Gott musste schon für vieles herhalten: Für die Waffenlobby genauso wie für schwärmerische Pazifisten, für linke und für konservative Politik – und vieles mehr. Das muss aufhören, findet Jürgen Mette.
Von Jürgen Mette
Jürgen Mette fragt: Was haben wir mit dem heiligen Gott gemacht?

Kaum eins der Zehn Gebote wird so häufig missbraucht wie das dritte: „Du sollst den Namen Gottes nicht missbrauchen!“ Dabei denke ich zuerst an uns, die wir einen heißen Draht nach „oben“ haben und beruflich und privat ständig von und über ihn schreiben und reden, und dann erst an die gedankenlosen Dampfplauderer, die den heiligen Namen Gottes mit „Ach-Gottchen“ , „Oh Gott, oh Gott“ und „Um Gottes willen“ auf das Niveau des Boulevards gezogen haben.

So frage ich uns: Was haben wir mit Gott gemacht?

Einen saisonalen Weihnachtsmann und Rauschgoldengel? Einen, der über den Bösen die Rute schwingt und die Lieben mit Äpfeln und Backwerk belohnt? Eine letzte Instanz, die mal verurteilt und mal Gnade walten lässt? Einen Besitzstandswahrer unseres mittelständischen und mitteleuropäischen Lebensstils?

Einen Sittenwächter unserer scheinheiligen Moralvorstellungen? Einen Schönwettergaranten für unsere Grillfeste und Strandurlaube? Einen christlich-sozialen Landrat und einen linken Oppositionellen? Sein Name musste herhalten für Krieg und Terror, für die Waffenlobby und die Aufrüstung, für pazifistische Schwärmereien und Bio- und Öko-Ideale.

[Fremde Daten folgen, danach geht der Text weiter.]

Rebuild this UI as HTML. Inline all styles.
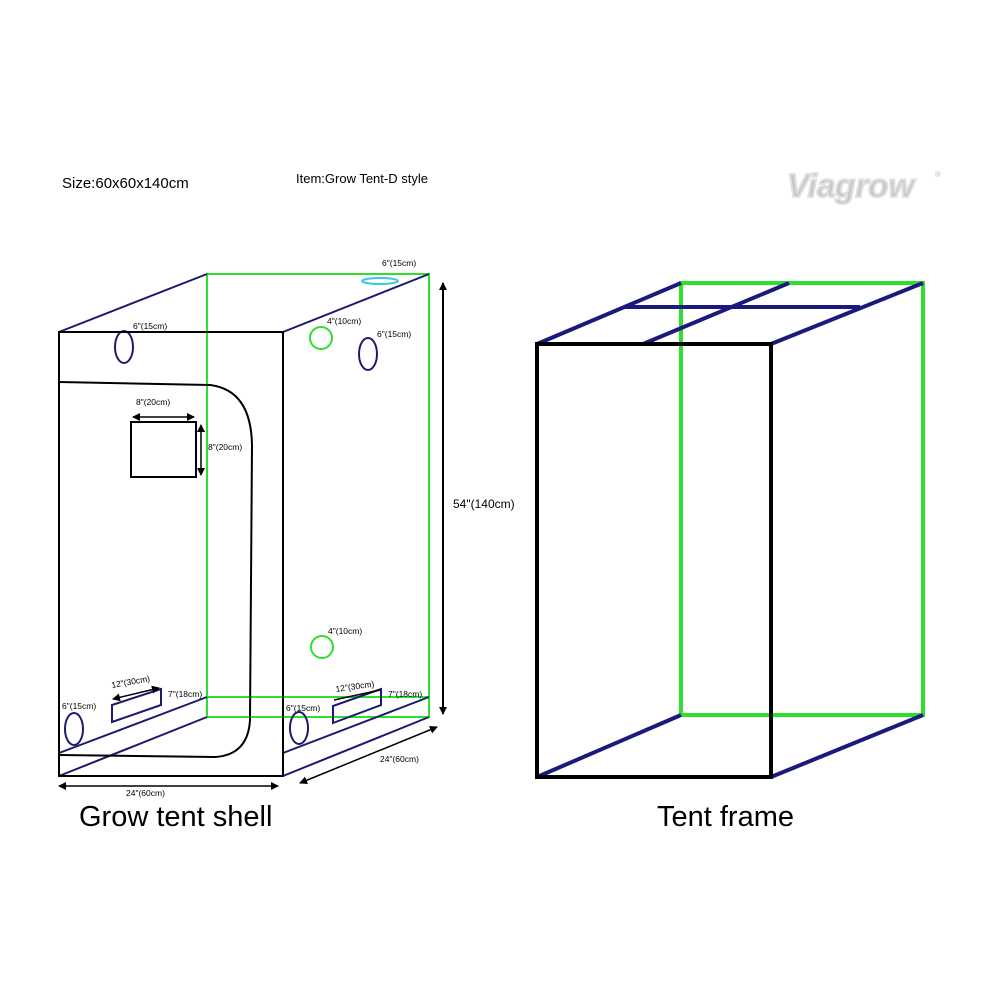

Wir haben sein Wort geprüft und ihm völlige Irrtumslosigkeit attestiert. Ohne uns wäre Gott schon längst untergegangen, könnte man meinen. Wir haben ihn zu einem Bastler gemacht, der auf die Sechs-Arbeitstage-Woche besteht, der mit Erde hantiert und einen Klumpen Erde beatmet und ansonsten von Astrophysik und Humangenetik keine Ahnung hat. Wir haben ihn für unseren kleinbürgerlichen Lebensstil vereinnahmt und ihn zu einem zornigen alten Mann gemacht, der im Gestern stecken geblieben ist und den Anschluss an die Moderne verpasst hat. Wir haben ihn in unsere Verlautbarungen gesperrt, in seinem Namen Menschen in die Enge getrieben und sie ihrer Freiheit beraubt.

Was haben wir mit dem heiligen Gott gemacht?

Wir haben ihn bei unseren hochkalorischen Frauen-Verwöhn-Buffets und den zünftigen Männerstammtischen betenderweise zum „Gast“ degradiert, der gefälligst das segnen soll, was wir uns selbst bescheret haben. Wir haben ihn zur Ikone unserer vorhersagbaren, langweiligen Gottesdienste gemacht. In seinem Namen haben wir Predigten gehalten, die im Gutmenschentum stecken geblieben sind. Wir haben ihn zum Guru gemacht, der in allen Religionen zu finden sei, aber nichts zu melden habe. Was haben wir mit dem heiligen Gott gemacht?

Wer sich in diesen Gedanken wiederfindet, der darf sich seiner Hybris und Scheinheiligkeit schämen und im „Wehe mir, ich vergehe!“ zurück zu dem finden, der gesagt hat: „Wer mich sieht, der sieht den Vater!“ Ich wünsche uns Schreibenden und Predigenden ein neues Bewusstsein für die Heiligkeit Gottes.